Marambaia
Marambaia
Aquamarine and beryl locality in eastern Minas Gerais
Marambaia is a pegmatite district in the eastern portion of Minas Gerais, Brazil, lying within the broader Eastern Brazilian Pegmatite Province that has supplied the world with aquamarine, morganite, heliodor, tourmaline and a long list of less familiar rare-element minerals. The district sits on the metamorphic terrain of the Aracuaí orogen, where late-stage granitic pegmatites intruded mica schists and gneisses during the closing stages of Brasiliano-Pan-African collision around 535–480 million years ago.
For the gem trade Marambaia is most strongly associated with aquamarine of a clean, light to medium blue tone, sometimes carrying the slightly greenish cast typical of unheated Brazilian beryl. Rough from this district has historically reached the cutting houses of Teiófilo Otoni and Governador Valadares, the two cities through which most eastern-Minas pegmatite production passes before export. Stones cut from Marambaia rough often display the long, clean prisms that allow large emerald cuts and elongated cushion shapes, a function of the habit of beryl in the host pegmatites.
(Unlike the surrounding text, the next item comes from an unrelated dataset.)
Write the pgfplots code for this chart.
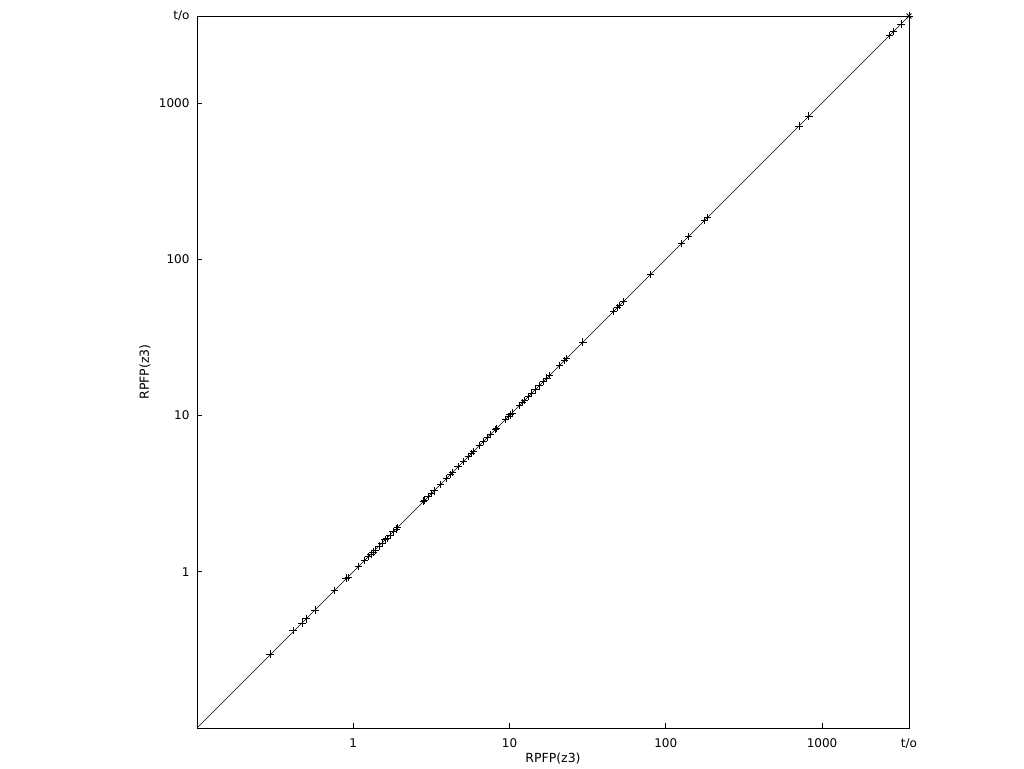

The district has also yielded fine specimens of green and pink tourmaline and, less commonly, columbite-tantalite of mineralogical rather than gem interest. Production has been intermittent rather than industrial in scale, with garimpeiro workings rather than mechanised open pits dominating the recovery picture. As with most pegmatite-hosted aquamarine, the colour of Marambaia material is principally controlled by trace iron, and routine heat treatment to drive off any greenish or yellowish overtone is common practice in the trade.
From a buyer’s perspective Marambaia is best understood as one node in a broad pegmatite belt rather than a brand in the way Santa Maria de Itabira or Espirito Santo’s Marbella aquamarines have become. Origin determination at gemmological laboratories rarely distinguishes individual pegmatite localities at this level of resolution, so trade descriptions tend to default to “Brazilian aquamarine” unless an unbroken chain of custody from a known mine is available.